Llegábamos a aquel pueblo, siempre en verano y siempre en domingo, en dos o tres autocares llenos hasta los topes porque todos los pescadores de la Peña aprovechaban para llevar a sus familias.
Parada en el pueblo antes de seguir hacia las Lagunillas, coto de pesca, que era el destino final. Siempre muy temprano, mis primas y yo salíamos deprisa para comprar el pan, una hogaza de pueblo como no se consumía en la ciudad. Era la única tienda abierta. Una rápida visita a la iglesia, un padrenuestro rezado aprisa porque no íbamos a poder escuchar misa, el autocar no esperaba. Una iglesia como dormida que, al igual que el pueblo, aún no había despertado.
Mañanas al borde del agua, donde los pescadores estaban ya preparando sus cañas y sedales, donde se sacaban de sus envoltorios las lombrices que servirían de cebo vivo para los pobres peces que no sabían la que les esperaba. El olor especial que tenían las Lagunillas, no a agua estancada sino a profundidad misteriosa, verde y callada.
Íbamos a las huertas vecinas a comprar tomates, pimientos, cebollas, para hacer ensalada.
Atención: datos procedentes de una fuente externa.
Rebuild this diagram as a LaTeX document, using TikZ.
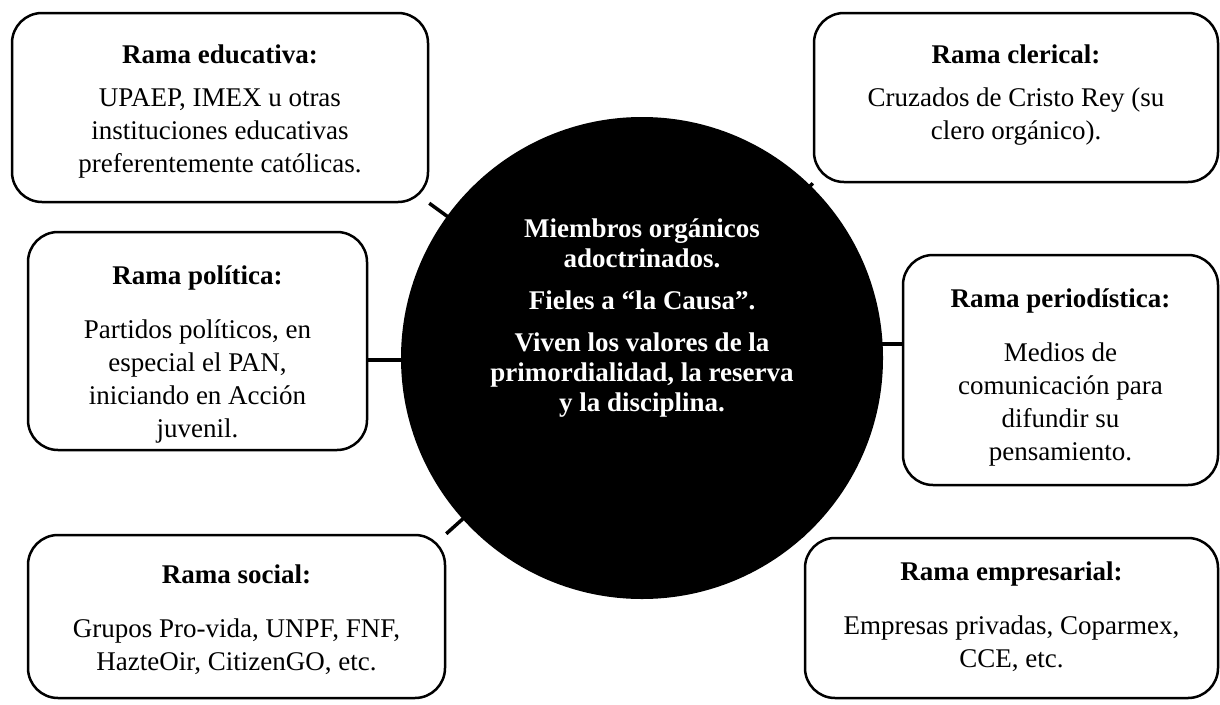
\documentclass[tikz,border=0pt]{standalone}
\usepackage{fontspec}
\setmainfont{Liberation Serif}
\usetikzlibrary{backgrounds}
\begin{document}
\begin{tikzpicture}[x=1pt,y=-1pt,
    caja/.style={draw,line width=2.5pt,rounded corners=30pt,fill=white,inner sep=0pt},
    texto/.style={anchor=north,align=center,inner sep=0pt,font=\fontsize{27}{33}\selectfont},
    enlace/.style={line width=3.5pt}]
    \useasboundingbox (0,0) rectangle (1220,704);
    % circulo central
    \node [circle,fill=black,minimum size=482pt,inner sep=0pt] (nucleo) at (642,358) {};
    \node [text=white,align=center,font=\bfseries\fontsize{27}{30}\selectfont] (lema) at (642,318)
      {Miembros orgánicos\\ adoctrinados.\\[12pt] Fieles a “la Causa”.\\[12pt]
       Viven los valores de la\\ primordialidad, la reserva\\ y la disciplina.};
    % ramas
    \node [caja,minimum width=416pt,minimum height=189pt] (educ) at (220,107.5) {};
    \node [texto] (educ-t) at ([yshift=-33pt]educ.north)
      {\textbf{Rama educativa:}\\[10pt] UPAEP, IMEX u otras\\ instituciones educativas\\ preferentemente católicas.};
    \node [caja,minimum width=404pt,minimum height=169pt] (cler) at (1016,97.5) {};
    \node [texto] (cler-t) at ([yshift=-33pt]cler.north)
      {\textbf{Rama clerical:}\\[10pt] Cruzados de Cristo Rey (su\\ clero orgánico).};
    \node [caja,minimum width=339pt,minimum height=218pt] (polit) at (197.5,341) {};
    \node [texto] (polit-t) at ([yshift=-35pt]polit.north)
      {\textbf{Rama política:}\\[21pt] Partidos políticos, en\\ especial el PAN,\\ iniciando en Acción\\ juvenil.};
    \node [caja,minimum width=315pt,minimum height=230pt] (perio) at (1060.5,370) {};
    \node [texto] (perio-t) at ([yshift=-35pt]perio.north)
      {\textbf{Rama periodística:}\\[21pt] Medios de\\ comunicación para\\ difundir su\\ pensamiento.};
    \node [caja,minimum width=417pt,minimum height=163pt] (soc) at (236.5,616.5) {};
    \node [texto] (soc-t) at ([yshift=-31pt]soc.north)
      {\textbf{Rama social:}\\[21pt] Grupos Pro-vida, UNPF, FNF,\\ HazteOir, CitizenGO, etc.};
    \node [caja,minimum width=413pt,minimum height=160pt] (empr) at (1011.5,618) {};
    \node [texto] (empr-t) at ([yshift=-25pt]empr.north)
      {\textbf{Rama empresarial:}\\[21pt] Empresas privadas, Coparmex,\\ CCE, etc.};
    % enlaces
    \begin{scope}[on background layer]
      \draw [enlace] (nucleo.center) -- (educ.south east);
      \draw [enlace] (nucleo.center) -- (cler.south west);
      \draw [enlace] ([yshift=-2pt]nucleo.center) -- ([yshift=-2pt]nucleo.center -| polit.east);
      \draw [enlace] ([yshift=14pt]nucleo.center) -- ([yshift=14pt]nucleo.center -| perio.west);
      \draw [enlace] (nucleo.center) -- (soc.north east);
      \draw [enlace] (nucleo.center) -- (empr.north west);
    \end{scope}
\end{tikzpicture}
\end{document}
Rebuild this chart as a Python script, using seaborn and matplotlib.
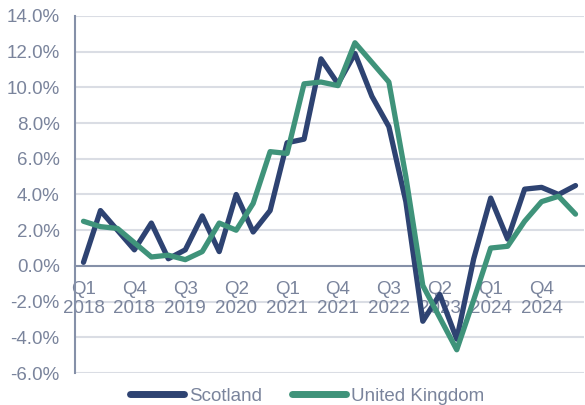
import matplotlib
matplotlib.use("Agg")
import matplotlib.pyplot as plt
import seaborn as sns
import pandas as pd
import numpy as np

quarters = [f"Q{q} {y}" for y in range(2018, 2026) for q in range(1, 5)][:30]
scotland = [0.2, 3.1, 2.0, 0.9, 2.4, 0.4, 0.9, 2.8, 0.8, 4.0,
            1.9, 3.1, 6.9, 7.1, 11.6, 10.2, 11.9, 9.5, 7.8, 3.6,
            -3.1, -1.6, -4.1, 0.4, 3.8, 1.5, 4.3, 4.4, 4.0, 4.5]
uk = [2.5, 2.2, 2.1, 1.3, 0.5, 0.6, 0.35, 0.8, 2.4, 2.0,
      3.5, 6.4, 6.3, 10.2, 10.3, 10.1, 12.5, 11.4, 10.3, 5.0,
      -1.1, -2.9, -4.7, -1.9, 1.0, 1.1, 2.5, 3.6, 3.9, 2.9]
series_names = ["Scotland", "United Kingdom"]
colors = ["#2E4372", "#3F937A"]
yticks = [-6, -4, -2, 0, 2, 4, 6, 8, 10, 12, 14]

text_color = "#7A849C"
grid_color = "#DADDE4"
spine_color = "#8590A8"
fs = 13.5

df = pd.DataFrame({
    "idx": list(range(len(quarters))) * 2,
    "value": scotland + uk,
    "series": [series_names[0]] * len(scotland) + [series_names[1]] * len(uk),
})

sns.set_style("white")
plt.rcParams["font.family"] = ["Liberation Sans", "DejaVu Sans"]

fig, ax = plt.subplots(figsize=(5.85, 4.05), dpi=100)
fig.subplots_adjust(left=75/585, right=584/585, top=1-16/405, bottom=1-373/405)

for yv in yticks:
    if yv != 0:
        ax.axhline(yv, color=grid_color, lw=1.5, zorder=0)

sns.lineplot(data=df, x="idx", y="value", hue="series", hue_order=series_names,
             palette=colors, lw=3.8, ax=ax, legend=False, zorder=3)

ax.set_xlim(-0.5, len(quarters) - 0.5)
ax.set_ylim(-6, 14)
ax.set_yticks(yticks)
ax.set_yticklabels([f"{v:.1f}%" for v in yticks])

tick_idx = list(range(0, len(quarters), 3))
ax.set_xticks(tick_idx)
ax.set_xticklabels([quarters[i].replace(" ", "\n") for i in tick_idx])

for s in ["top", "right"]:
    ax.spines[s].set_visible(False)
ax.spines["bottom"].set_position(("data", 0))
ax.spines["bottom"].set_color(spine_color)
ax.spines["bottom"].set_linewidth(1.5)
ax.spines["bottom"].set_zorder(1)
ax.spines["left"].set_color(spine_color)
ax.spines["left"].set_linewidth(1.5)

ax.tick_params(axis="both", length=0, labelsize=fs, colors=text_color)
ax.tick_params(axis="x", pad=11)
ax.tick_params(axis="y", pad=11)
for lab in ax.get_xticklabels():
    lab.set_linespacing(1.15)
ax.set_xlabel("")
ax.set_ylabel("")

handles = [plt.Line2D([0], [0], color=c, lw=5) for c in colors]
fig.legend(handles, series_names, loc="center", bbox_to_anchor=(0.525, 0.022),
           ncol=2, frameon=False, fontsize=fs, labelcolor=text_color,
           handlelength=2.9, handletextpad=0.27, columnspacing=1.55)

fig.savefig("out.png", dpi=100)
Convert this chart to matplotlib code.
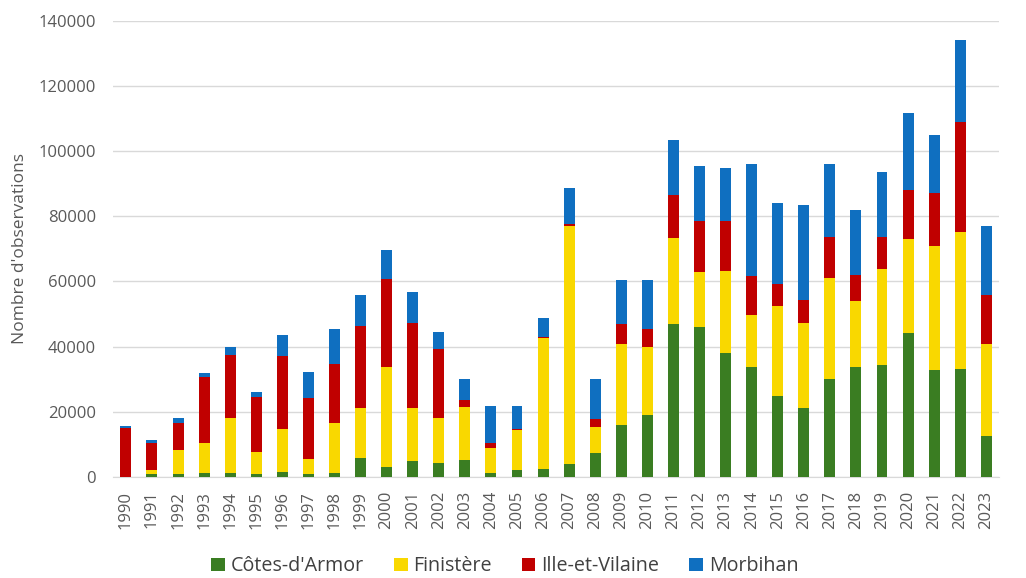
import numpy as np
import matplotlib
matplotlib.use('Agg')
import matplotlib.pyplot as plt
from matplotlib.axes import Axes


years = [str(y) for y in range(1990, 2024)]

cotes_darmor = [
    100, 900, 800, 1200, 1200, 800, 1500, 900, 1200, 5800,
    3100, 4800, 4100, 5300, 1200, 2000, 2500, 4000, 7400, 15800,
    19100, 46800, 45900, 37900, 33700, 24700, 21000, 30100, 33700, 34200,
    44200, 32900, 33200, 12500,
]
finistere = [
    0, 1100, 7400, 9300, 16800, 6700, 13200, 4500, 15200, 15200,
    30700, 16200, 14000, 16200, 7700, 12500, 40000, 72900, 8000, 25000,
    20700, 26400, 16900, 25400, 16100, 27900, 26100, 31000, 20200, 29700,
    28700, 37900, 42000, 28300,
]
ille_et_vilaine = [
    14800, 8500, 8400, 20000, 19400, 17100, 22500, 18700, 18100, 25400,
    26800, 26300, 21200, 2200, 1500, 200, 500, 600, 2400, 6000,
    5600, 13200, 15700, 15200, 11800, 6700, 7300, 12600, 8100, 9800,
    15300, 16400, 33800, 15000,
]
morbihan = [
    800, 800, 1600, 1300, 2400, 1400, 6400, 8000, 10900, 9500,
    8900, 9500, 5200, 6200, 11500, 7200, 5800, 11200, 12100, 13600,
    15000, 16900, 16900, 16400, 34300, 24800, 29200, 22200, 19800, 19800,
    23600, 17600, 25100, 21100,
]

series_names = ["Côtes-d'Armor", 'Finistère', 'Ille-et-Vilaine', 'Morbihan']
series_colors = ['#3A7D22', '#F9D800', '#C00000', '#0F6FC0']

text_color = '#595959'
grid_color = '#D9D9D9'

plt.rcParams['font.family'] = ['Open Sans', 'DejaVu Sans']


def draw_stacked_bars(ax: Axes, font_size=12):
    x = np.arange(len(years))
    bottom = np.zeros(len(years))
    for name, values, color in zip(
        series_names,
        [cotes_darmor, finistere, ille_et_vilaine, morbihan],
        series_colors
    ):
        values = np.array(values, dtype=float)
        ax.bar(x, values, width=0.42, bottom=bottom, color=color, label=name, zorder=3)
        bottom += values

    ax.set_xlim(-0.5, len(years) - 0.5)
    ax.set_ylim(0, 140000)
    ax.set_yticks(np.arange(0, 140001, 20000))
    ax.set_xticks(x, years, rotation=90)

    ax.grid(axis='y', color=grid_color, linewidth=1, zorder=0)
    for side in ['top', 'right', 'left']:
        ax.spines[side].set_visible(False)
    ax.spines['bottom'].set_color(grid_color)
    ax.tick_params(axis='both', length=0, colors=text_color, labelsize=font_size)
    ax.tick_params(axis='y', pad=12)
    ax.tick_params(axis='x', pad=10)

    ax.set_ylabel("Nombre d'observations", color=text_color, fontsize=font_size + 0.5, labelpad=8)


if __name__ == '__main__':
    fig = plt.figure(figsize=(10.26, 5.78), dpi=100)
    ax = fig.add_axes([0.110, 0.175, 0.864, 0.789])
    draw_stacked_bars(ax, font_size=12)

    fig.legend(
        loc='center',
        bbox_to_anchor=(0.492, 0.02),
        ncol=4,
        frameon=False,
        fontsize=14.2,
        handlelength=0.7,
        handleheight=0.7,
        handletextpad=0.3,
        columnspacing=1.5,
        labelcolor='#404040',
    )

    plt.savefig('out.png', dpi=100)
Nos daban una cantidad inmensa por poquísimo dinero, sobraba para luego llevárselo a casa.
Luego, cuando el sol ya apretaba, mis primas y yo nos íbamos a buscar el río para bañarnos. Un río poco profundo, donde nos remojábamos sin peligro alguno, con un agua muy limpia, para después secarnos al sol sobre la hierba.
La paella, la siesta, la caída de la tarde, que marcaba el regreso a la ciudad. Carretera comarcal poco transitada, muy oscura, con los árboles adivinados según se pasaba, hasta salir a la general. Y al llegar, a casa y a dormir enseguida, que al día siguiente había cole.